Tuesday, September 22, 2009

Anacampseros hillii


Anacampseros hillii is flowering for me right now. This plant was only described in 2008, and is hardly cultivated anywhere, so I've been trying to produce some seed to spread around. It hasn't been easy to propagate: the flowers only open for a few hours starting around 2:00-3:00 in the afternoon, and they are self incompatible (pollen from a different individual is needed to make seed). My two plants never seem to synchronize properly, though I did manage to succeed once by saving some pollen from plant A in the fridge, and applying it to plant B when it bloomed a week later. I think I managed the same trick this year; we'll see in a few weeks. Oddly, the original description (Williamson, G. 2008. Aloe 45) has the plants as being self-fertile. It may be that there is variation in the presence of incompatibility.

Anacampseros hillii is truly minute, which probably explains why it eluded detection for so long while growing on rather well-botanized quartz flats in the Knersvlakte north of the relatively major town of Vanrhynsdorp. The flowers are about 1 cm across, and the plant is normally represented above ground by just one or two tiny blackish green leaves and a nub of hairy stem. The spindle-shaped tuber underground has about the bulk of a peanut or two, sans shell.

The plant is probably related to the similarly dwarf Anacampseros comptonii, which grows fairly close by, though in quite a different habitat on cooler, wetter elevations. Anacampseros is part of the Portulacaceae (purslane family), better known for the garden annual portulaca.

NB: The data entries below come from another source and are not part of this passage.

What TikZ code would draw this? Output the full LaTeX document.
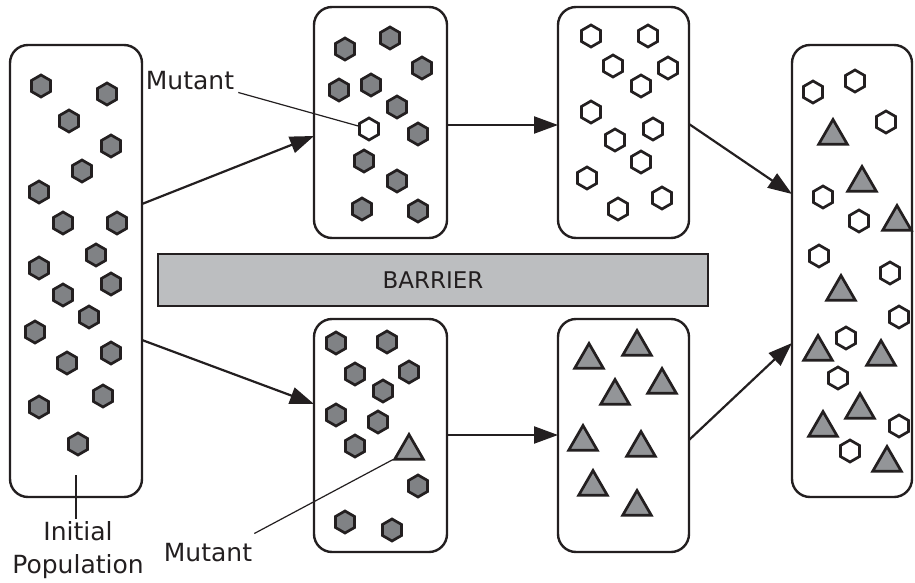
\documentclass[tikz,border=0pt]{standalone}
\usepackage{fontspec}
\setmainfont{DejaVu Sans}
\usetikzlibrary{shapes.geometric,arrows.meta}
\definecolor{ink}{HTML}{231F20}
\definecolor{hexfill}{HTML}{808285}
\definecolor{trifill}{HTML}{939598}
\definecolor{barfill}{HTML}{BCBEC0}
\begin{document}
\begin{tikzpicture}[x=1pt,y=-1pt,
  popbox/.style={draw=ink, line width=2.4pt, rounded corners=18pt, fill=white, inner sep=0pt, outer sep=0pt},
  hexd/.style={regular polygon, regular polygon sides=6, shape border rotate=30, minimum size=22pt, inner sep=0pt, draw=ink, line width=2.7pt, fill=hexfill},
  hexw/.style={hexd, fill=white},
  tri/.style={regular polygon, regular polygon sides=3, minimum size=33pt, inner sep=0pt, draw=ink, line width=2.7pt, fill=trifill},
  flow/.style={draw=ink, line width=2.2pt, -{Triangle[length=24pt,width=17pt]}},
  pointer/.style={draw=ink, line width=1.2pt},
  lbl/.style={text=ink, font=\fontsize{25}{33}\selectfont, inner sep=2pt},
  barrierbox/.style={draw=ink, line width=2.2pt, fill=barfill, inner sep=0pt, text=ink, font=\fontsize{23}{28}\selectfont}]
\useasboundingbox (0,0) rectangle (915,583);

% population boxes
\node[popbox, minimum width=132pt, minimum height=452pt] (b1) at (76,271) {};
\node[popbox, minimum width=133pt, minimum height=231pt] (b2) at (380.5,122.5) {};
\node[popbox, minimum width=133pt, minimum height=233pt] (b3) at (380.5,435.5) {};
\node[popbox, minimum width=131pt, minimum height=231pt] (b4) at (623.5,122.5) {};
\node[popbox, minimum width=131pt, minimum height=233pt] (b5) at (623.5,435.5) {};
\node[popbox, minimum width=120pt, minimum height=452pt] (b6) at (852,271) {};

% barrier
\node[barrierbox, minimum width=550pt, minimum height=52pt] (bar) at (433,280) {BARRIER};

% box 1
\foreach \x/\y [count=\i] in {41/86,107/94,69/121,111/146,82/171,39/192,63/223,117/223,96/255,39/268,111/284,63/295,89/317,35/332,111/353,67/363,103/396,39/407,78/444}
  \node[hexd] (pa\i) at (\x,\y) {};

% box 2
\foreach \x/\y [count=\i] in {345/49,390/38,422/68,339/90,371/85,397/107,418/134,364/161,397/181,362/209,418/211}
  \node[hexd] (pb\i) at (\x,\y) {};
\node[hexw] (m1) at (369,129) {};

% box 3
\foreach \x/\y [count=\i] in {336/343,387/342,355/374,409/372,383/391,336/415,378/422,355/446,418/486,345/522,392/530}
  \node[hexd] (pc\i) at (\x,\y) {};
\node[tri] (m2) at (409,451) {};

% box 4
\foreach \x/\y [count=\i] in {591/36,648/36,613/66,668/68,641/86,591/112,653/129,615/140,641/162,587/178,662/198,618/209}
  \node[hexw] (pd\i) at (\x,\y) {};

% box 5
\foreach \x/\y [count=\i] in {589/360,637/347,662/385,615/396,583/442,641/448,593/487,637/507}
  \node[tri] (pe\i) at (\x,\y) {};

% box 6
\foreach \x/\y [count=\i] in {813/92,855/81,886/122,823/197,859/221,819/256,890/273,899/317,846/338,838/378,899/426,850/451}
  \node[hexw] (pf\i) at (\x,\y) {};
\foreach \x/\y [count=\i] in {833/136,862/183,897/222,841/292,818/352,881/357,860/410,823/428,887/463}
  \node[tri] (pg\i) at (\x,\y) {};

% arrows
\draw[flow] (b1.east |- 0,204) -- (b2.west |- 0,136);
\draw[flow] (b1.east |- 0,340) -- (b3.west |- 0,404);
\draw[flow] (b2.east |- 0,125) -- (b4.west |- 0,125);
\draw[flow] (b3.east |- 0,435) -- (b5.west |- 0,435);
\draw[flow] (b4.east |- 0,124) -- (b6.west |- 0,194);
\draw[flow] (b5.east |- 0,440) -- (b6.west |- 0,343);

% labels
\node[lbl] (mt) at (190,81) {Mutant};
\draw[pointer] ([xshift=2pt]mt.south east) -- (m1);
\node[lbl] (mb) at (208,553) {Mutant};
\draw[pointer] ([yshift=8pt]mb.north east) -- (m2);
\node[lbl, align=center] (ip) at (78,550) {Initial\\Population};
\coordinate (c1) at (76,475);
\draw[pointer] (c1) -- (c1 |- ip.north);
\end{tikzpicture}
\end{document}
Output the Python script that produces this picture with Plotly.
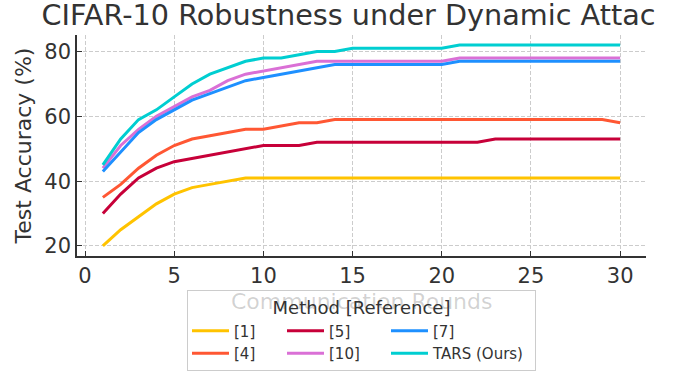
import plotly.graph_objects as go

rounds = list(range(1, 31))

acc_ref1 = [20, 25, 29, 33, 36, 38, 39, 40, 41] + [41] * 21
acc_ref4 = [35, 39, 44, 48, 51, 53, 54, 55, 56, 56, 57, 58, 58] + [59] * 16 + [58]
acc_ref5 = [30, 36, 41, 44, 46, 47, 48, 49, 50, 51, 51, 51] + [52] * 10 + [53] * 8
acc_ref10 = [44, 51, 56, 60, 63, 66, 68, 71, 73, 74, 75, 76] + [77] * 8 + [78] * 10
acc_ref7 = [43, 49, 55, 59, 62, 65, 67, 69, 71, 72, 73, 74, 75] + [76] * 7 + [77] * 10
acc_tars = [45, 53, 59, 62, 66, 70, 73, 75, 77, 78, 78, 79, 80, 80] + [81] * 6 + [82] * 10

series_names = ["[1]", "[4]", "[5]", "[10]", "[7]", "TARS (Ours)"]
series_values = [acc_ref1, acc_ref4, acc_ref5, acc_ref10, acc_ref7, acc_tars]
series_colors = ["#FFC300", "#FF5733", "#C70039", "#DA70D6", "#1E90FF", "#00CED1"]
legend_groups = ["g1", "g1", "g2", "g2", "g3", "g3"]
legend_widths = [43, 43, 52, 52, 97, 97]

x_ticks = [0, 5, 10, 15, 20, 25, 30]
y_ticks = [20, 40, 60, 80]
x_label = "Communication Rounds"
y_label = "Test Accuracy (%)"

FONT = "DejaVu Sans"
fig = go.Figure()
for name, vals, col, grp, lw in zip(series_names, series_values, series_colors,
                                    legend_groups, legend_widths):
    fig.add_trace(go.Scatter(
        x=rounds, y=vals, mode="lines", name=name,
        line=dict(color=col, width=3),
        legendgroup=grp, legendwidth=lw,
    ))

axis_common = dict(
    showline=True, linecolor="#333333", linewidth=1.5, mirror=False,
    ticks="inside", ticklen=5, tickwidth=1.2, tickcolor="#333333",
    showgrid=True, gridcolor="#cccccc", gridwidth=1, griddash="4px,2px",
    zeroline=False, automargin=True,
    tickfont=dict(family=FONT, size=21, color="#333333"),
)

fig.update_layout(
    width=697, height=371,
    margin=dict(l=77, r=51, t=35, b=115, autoexpand=False),
    paper_bgcolor="white", plot_bgcolor="white",
    font=dict(family=FONT, color="#333333"),
    title=dict(
        text="CIFAR-10 Robustness under Dynamic Attac",
        font=dict(family=FONT, size=28.7, color="#333333"),
        x=0.5, xref="container", xanchor="center",
        y=1 - 14.5 / 371, yref="container", yanchor="middle",
    ),
    xaxis=dict(range=[-0.45, 31.45], tickvals=x_ticks, **axis_common),
    yaxis=dict(
        range=[16.9, 85.1], tickvals=y_ticks, ticklabelstandoff=0,
        title=dict(text=y_label, standoff=7,
                   font=dict(family=FONT, size=22, color="#333333")),
        **axis_common,
    ),
    legend=dict(
        orientation="h", traceorder="grouped",
        x=0.5, xanchor="center", y=1 - 290 / 371, yref="container", yanchor="top",
        bgcolor="rgba(255,255,255,0.8)", bordercolor="#cccccc", borderwidth=1,
        font=dict(family=FONT, size=15, color="#333333"),
        title=dict(text="Method [Reference]", side="top center",
                   font=dict(family=FONT, size=18, color="#333333")),
        itemwidth=37,
    ),
    annotations=[dict(
        text=x_label, showarrow=False,
        xref="paper", yref="paper", x=0.5, y=-0.208,
        xanchor="center", yanchor="middle",
        font=dict(family=FONT, size=22, color="rgba(51,51,51,0.22)"),
    )],
)

fig.write_html("out.html", config={"displayModeBar": False},
               post_script="document.body.style.margin='0px';")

Tuesday, September 8, 2009

Hondebal in Flower

Larryleachia cf. marlothii, the Hondebal, in cultivation at the University of Connecticut, September 2009.

The Hondebal ("dog ball" in Afrikaans...) is a stem-succulent in the Apocynaceae (milkweed family) with a fairly wide distribution in the arid parts of Namibia and western South Africa. The taxonomy of the Hondebals is about as convoluted as it could be for a group with probably just two species, which have been assigned to seven different genera at various times. The name "Trichocaulon," which is how I originally learned them, is a sentimental favorite, but I think they're more properly placed in the genus Larryleachia. For now. I grew the plants in the photo from seed that was labeled at L. cactiformis, but I suspect that they are really the other species, L. marlothii, based on the pale, speckled flowers.

Hondebals can be finicky, but can also grow rapidly if they are kept happy. These plants are flowering at only about a year and a half old. I use a sandy soil with very little organic content, and keep the plants in a really dry, sunny spot right next to the Lithops. So far, Larryleachia has been doing better than many of the other stapeliads in the UConn greenhouse, possibly because the plants are relatively tolerant of winter chills.